◆ **What needs to be done**: Transcribe the material verbatim in full; the pictures do not belong in the copy.
(begin)
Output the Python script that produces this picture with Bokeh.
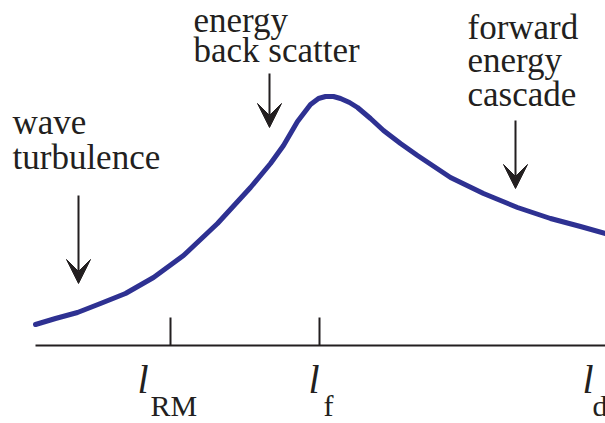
from bokeh.plotting import figure
from bokeh.models import Range1d, ColumnDataSource, Arrow, VeeHead
from bokeh.core.properties import value
from bokeh.embed import file_html
from bokeh.resources import INLINE

# Schematic spectrum (x = scale position along axis, y = amplitude above axis)
curve_x = [0, 20, 42, 65, 90, 118, 148, 182, 215, 235, 248, 262, 275, 283, 290,
           298, 305, 314, 322, 335, 348, 365, 382, 415, 448, 482, 515, 545, 570]
curve_y = [21, 27, 33, 42, 52, 68, 90, 122, 158, 182, 200, 224, 241, 247, 249,
           249, 247, 243, 238, 227, 215, 202, 190, 168, 152, 138, 127, 119, 112]

axis_x = [0, 570]
tick_x = [135, 284]
tick_height = 28

scale_names = ["l", "l", "l"]
scale_subs = ["RM", "f", "d"]
scale_label_x = [102, 273, 547]
scale_sub_x = [115, 288, 557]
scale_label_y = -34
scale_sub_y = -60

note_lines = ["energy", "back scatter", "forward", "energy", "cascade", "wave", "turbulence"]
note_x = [158, 158, 432, 432, 432, -23, -23]
note_y = [325, 295, 318, 285, 251, 223, 188]

arrow_x = [43, 234, 480]
arrow_top = [150, 272, 225]
arrow_tip = [62, 218, 157]

p = figure(width=605, height=423, output_backend="svg", toolbar_location=None,
           x_range=Range1d(-35, 570), y_range=Range1d(-78, 345),
           min_border=0, outline_line_color=None)
p.axis.visible = False
p.grid.visible = False
p.background_fill_color = "white"
p.border_fill_color = "white"

# horizontal scale axis
p.line(axis_x, [0, 0], line_color="#231f20", line_width=2)
p.segment(x0=tick_x, y0=[0] * len(tick_x), x1=tick_x, y1=[tick_height] * len(tick_x),
          line_color="#231f20", line_width=2)

# spectrum curve
p.line(curve_x, curve_y, line_color="#2e3192", line_width=5, line_join="round", line_cap="round")

# arrows
src = ColumnDataSource(dict(x0=arrow_x, y0=arrow_top, x1=arrow_x, y1=arrow_tip))
p.add_layout(Arrow(end=VeeHead(size=24, fill_color="#231f20", line_color="#231f20"),
                   x_start="x0", y_start="y0", x_end="x1", y_end="y1", source=src,
                   line_color="#231f20", line_width=2))

# annotation text
p.text(x=note_x, y=note_y, text=note_lines, text_font=value("Liberation Serif"),
       text_font_size="35px", text_color="#231f20", text_align="left",
       text_baseline="alphabetic")

# scale labels
p.text(x=scale_label_x, y=[scale_label_y] * 3, text=scale_names, text_font=value("Liberation Serif"),
       text_font_style="italic", text_font_size="40px", text_color="#231f20",
       text_align="left", text_baseline="alphabetic")
p.text(x=scale_sub_x, y=[scale_sub_y] * 3, text=scale_subs, text_font=value("Liberation Serif"),
       text_font_size="30px", text_color="#231f20", text_align="left",
       text_baseline="alphabetic")

open("out.html", "w").write(file_html(p, INLINE))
(end)
◆ **Task solution**:
Output the Python script that produces this picture with Bokeh.
from bokeh.plotting import figure
from bokeh.models import Range1d, ColumnDataSource, Arrow, VeeHead
from bokeh.core.properties import value
from bokeh.embed import file_html
from bokeh.resources import INLINE

# Schematic spectrum (x = scale position along axis, y = amplitude above axis)
curve_x = [0, 20, 42, 65, 90, 118, 148, 182, 215, 235, 248, 262, 275, 283, 290,
           298, 305, 314, 322, 335, 348, 365, 382, 415, 448, 482, 515, 545, 570]
curve_y = [21, 27, 33, 42, 52, 68, 90, 122, 158, 182, 200, 224, 241, 247, 249,
           249, 247, 243, 238, 227, 215, 202, 190, 168, 152, 138, 127, 119, 112]

axis_x = [0, 570]
tick_x = [135, 284]
tick_height = 28

scale_names = ["l", "l", "l"]
scale_subs = ["RM", "f", "d"]
scale_label_x = [102, 273, 547]
scale_sub_x = [115, 288, 557]
scale_label_y = -34
scale_sub_y = -60

note_lines = ["energy", "back scatter", "forward", "energy", "cascade", "wave", "turbulence"]
note_x = [158, 158, 432, 432, 432, -23, -23]
note_y = [325, 295, 318, 285, 251, 223, 188]

arrow_x = [43, 234, 480]
arrow_top = [150, 272, 225]
arrow_tip = [62, 218, 157]

p = figure(width=605, height=423, output_backend="svg", toolbar_location=None,
           x_range=Range1d(-35, 570), y_range=Range1d(-78, 345),
           min_border=0, outline_line_color=None)
p.axis.visible = False
p.grid.visible = False
p.background_fill_color = "white"
p.border_fill_color = "white"

# horizontal scale axis
p.line(axis_x, [0, 0], line_color="#231f20", line_width=2)
p.segment(x0=tick_x, y0=[0] * len(tick_x), x1=tick_x, y1=[tick_height] * len(tick_x),
          line_color="#231f20", line_width=2)

# spectrum curve
p.line(curve_x, curve_y, line_color="#2e3192", line_width=5, line_join="round", line_cap="round")

# arrows
src = ColumnDataSource(dict(x0=arrow_x, y0=arrow_top, x1=arrow_x, y1=arrow_tip))
p.add_layout(Arrow(end=VeeHead(size=24, fill_color="#231f20", line_color="#231f20"),
                   x_start="x0", y_start="y0", x_end="x1", y_end="y1", source=src,
                   line_color="#231f20", line_width=2))

# annotation text
p.text(x=note_x, y=note_y, text=note_lines, text_font=value("Liberation Serif"),
       text_font_size="35px", text_color="#231f20", text_align="left",
       text_baseline="alphabetic")

# scale labels
p.text(x=scale_label_x, y=[scale_label_y] * 3, text=scale_names, text_font=value("Liberation Serif"),
       text_font_style="italic", text_font_size="40px", text_color="#231f20",
       text_align="left", text_baseline="alphabetic")
p.text(x=scale_sub_x, y=[scale_sub_y] * 3, text=scale_subs, text_font=value("Liberation Serif"),
       text_font_size="30px", text_color="#231f20", text_align="left",
       text_baseline="alphabetic")

open("out.html", "w").write(file_html(p, INLINE))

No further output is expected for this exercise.